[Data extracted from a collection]
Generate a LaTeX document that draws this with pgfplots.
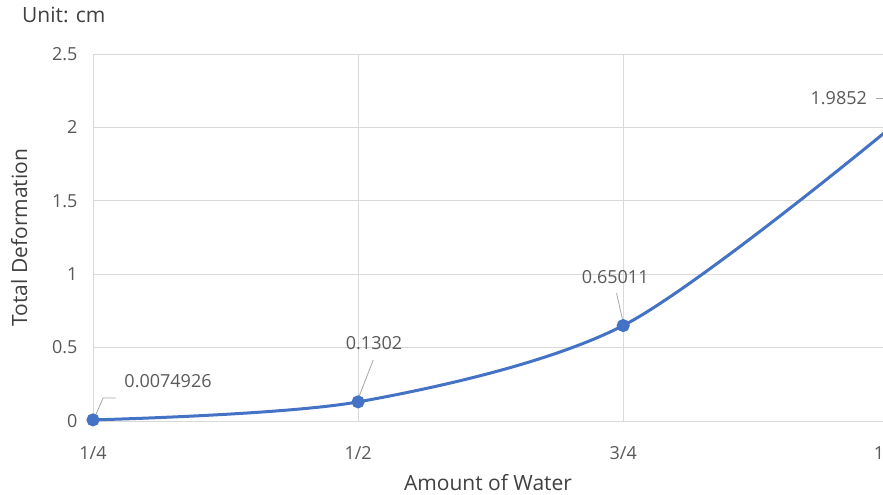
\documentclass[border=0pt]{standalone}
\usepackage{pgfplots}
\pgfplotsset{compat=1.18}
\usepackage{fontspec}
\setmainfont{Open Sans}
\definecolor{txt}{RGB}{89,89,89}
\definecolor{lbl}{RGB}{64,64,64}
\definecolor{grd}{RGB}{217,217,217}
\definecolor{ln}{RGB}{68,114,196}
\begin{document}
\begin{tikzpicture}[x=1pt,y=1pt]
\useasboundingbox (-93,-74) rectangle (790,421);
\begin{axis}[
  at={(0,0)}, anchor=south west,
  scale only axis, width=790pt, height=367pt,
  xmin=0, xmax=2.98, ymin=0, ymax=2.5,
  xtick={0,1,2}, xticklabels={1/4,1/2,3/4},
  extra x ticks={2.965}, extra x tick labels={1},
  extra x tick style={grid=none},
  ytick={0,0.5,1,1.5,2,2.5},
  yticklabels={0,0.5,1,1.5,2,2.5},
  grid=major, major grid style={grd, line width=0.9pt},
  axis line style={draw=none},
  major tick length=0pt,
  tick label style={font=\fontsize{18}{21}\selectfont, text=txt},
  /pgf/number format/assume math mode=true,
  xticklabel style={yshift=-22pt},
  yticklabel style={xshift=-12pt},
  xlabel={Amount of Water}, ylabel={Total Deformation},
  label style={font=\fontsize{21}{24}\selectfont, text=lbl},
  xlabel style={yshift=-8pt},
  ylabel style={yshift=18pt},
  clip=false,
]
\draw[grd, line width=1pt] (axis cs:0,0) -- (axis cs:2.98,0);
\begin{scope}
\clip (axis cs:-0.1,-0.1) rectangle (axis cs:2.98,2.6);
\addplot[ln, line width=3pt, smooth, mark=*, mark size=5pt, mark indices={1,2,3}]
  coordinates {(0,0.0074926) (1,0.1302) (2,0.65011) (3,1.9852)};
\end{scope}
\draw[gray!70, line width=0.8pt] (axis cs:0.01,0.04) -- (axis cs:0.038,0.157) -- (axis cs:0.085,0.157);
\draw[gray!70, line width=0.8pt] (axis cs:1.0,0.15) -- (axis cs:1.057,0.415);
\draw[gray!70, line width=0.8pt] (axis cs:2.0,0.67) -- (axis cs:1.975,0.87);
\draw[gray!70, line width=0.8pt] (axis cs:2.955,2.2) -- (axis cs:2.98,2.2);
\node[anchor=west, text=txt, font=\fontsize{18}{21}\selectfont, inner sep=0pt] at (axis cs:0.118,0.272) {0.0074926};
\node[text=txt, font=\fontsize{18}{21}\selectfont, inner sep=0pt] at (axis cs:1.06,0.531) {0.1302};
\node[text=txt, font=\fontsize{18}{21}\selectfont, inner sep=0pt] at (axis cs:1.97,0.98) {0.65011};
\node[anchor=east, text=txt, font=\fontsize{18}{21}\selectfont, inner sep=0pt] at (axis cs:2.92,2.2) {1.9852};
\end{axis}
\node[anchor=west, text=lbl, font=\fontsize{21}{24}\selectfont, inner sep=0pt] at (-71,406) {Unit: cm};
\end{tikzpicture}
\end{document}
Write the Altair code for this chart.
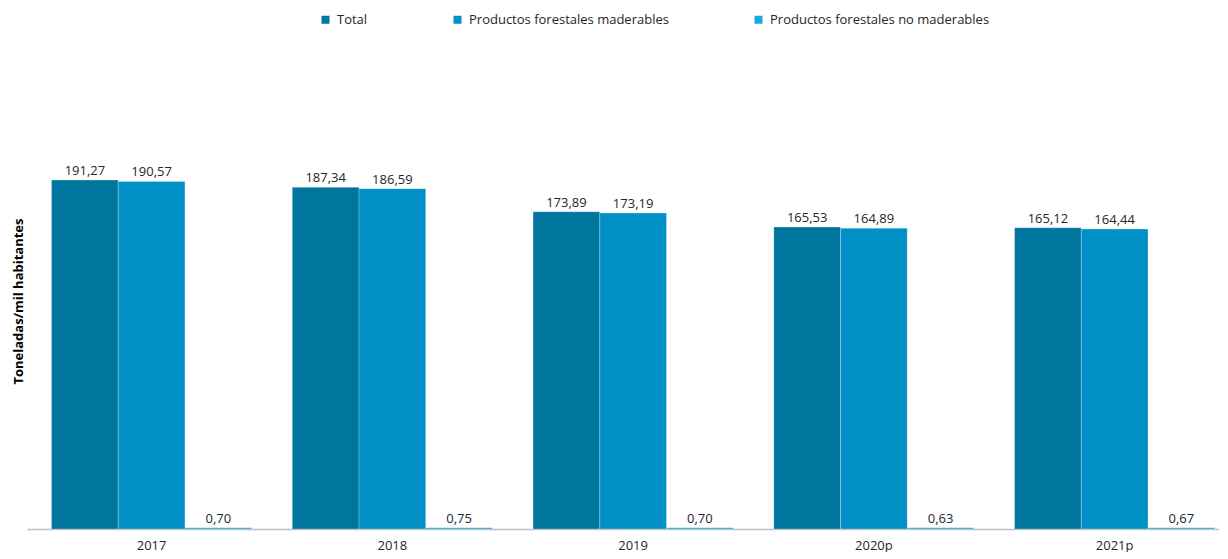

WORK TO BE COMPLETED: Retype everything in the material word for word, minus pictures.

FINISHED TASK:
Generate a LaTeX document that draws this with pgfplots.
\documentclass[border=0pt]{standalone}
\usepackage{pgfplots}
\pgfplotsset{compat=1.18}
\usepackage{fontspec}
\setmainfont{Open Sans}
\definecolor{txt}{RGB}{89,89,89}
\definecolor{lbl}{RGB}{64,64,64}
\definecolor{grd}{RGB}{217,217,217}
\definecolor{ln}{RGB}{68,114,196}
\begin{document}
\begin{tikzpicture}[x=1pt,y=1pt]
\useasboundingbox (-93,-74) rectangle (790,421);
\begin{axis}[
  at={(0,0)}, anchor=south west,
  scale only axis, width=790pt, height=367pt,
  xmin=0, xmax=2.98, ymin=0, ymax=2.5,
  xtick={0,1,2}, xticklabels={1/4,1/2,3/4},
  extra x ticks={2.965}, extra x tick labels={1},
  extra x tick style={grid=none},
  ytick={0,0.5,1,1.5,2,2.5},
  yticklabels={0,0.5,1,1.5,2,2.5},
  grid=major, major grid style={grd, line width=0.9pt},
  axis line style={draw=none},
  major tick length=0pt,
  tick label style={font=\fontsize{18}{21}\selectfont, text=txt},
  /pgf/number format/assume math mode=true,
  xticklabel style={yshift=-22pt},
  yticklabel style={xshift=-12pt},
  xlabel={Amount of Water}, ylabel={Total Deformation},
  label style={font=\fontsize{21}{24}\selectfont, text=lbl},
  xlabel style={yshift=-8pt},
  ylabel style={yshift=18pt},
  clip=false,
]
\draw[grd, line width=1pt] (axis cs:0,0) -- (axis cs:2.98,0);
\begin{scope}
\clip (axis cs:-0.1,-0.1) rectangle (axis cs:2.98,2.6);
\addplot[ln, line width=3pt, smooth, mark=*, mark size=5pt, mark indices={1,2,3}]
  coordinates {(0,0.0074926) (1,0.1302) (2,0.65011) (3,1.9852)};
\end{scope}
\draw[gray!70, line width=0.8pt] (axis cs:0.01,0.04) -- (axis cs:0.038,0.157) -- (axis cs:0.085,0.157);
\draw[gray!70, line width=0.8pt] (axis cs:1.0,0.15) -- (axis cs:1.057,0.415);
\draw[gray!70, line width=0.8pt] (axis cs:2.0,0.67) -- (axis cs:1.975,0.87);
\draw[gray!70, line width=0.8pt] (axis cs:2.955,2.2) -- (axis cs:2.98,2.2);
\node[anchor=west, text=txt, font=\fontsize{18}{21}\selectfont, inner sep=0pt] at (axis cs:0.118,0.272) {0.0074926};
\node[text=txt, font=\fontsize{18}{21}\selectfont, inner sep=0pt] at (axis cs:1.06,0.531) {0.1302};
\node[text=txt, font=\fontsize{18}{21}\selectfont, inner sep=0pt] at (axis cs:1.97,0.98) {0.65011};
\node[anchor=east, text=txt, font=\fontsize{18}{21}\selectfont, inner sep=0pt] at (axis cs:2.92,2.2) {1.9852};
\end{axis}
\node[anchor=west, text=lbl, font=\fontsize{21}{24}\selectfont, inner sep=0pt] at (-71,406) {Unit: cm};
\end{tikzpicture}
\end{document}
Write the Altair code for this chart.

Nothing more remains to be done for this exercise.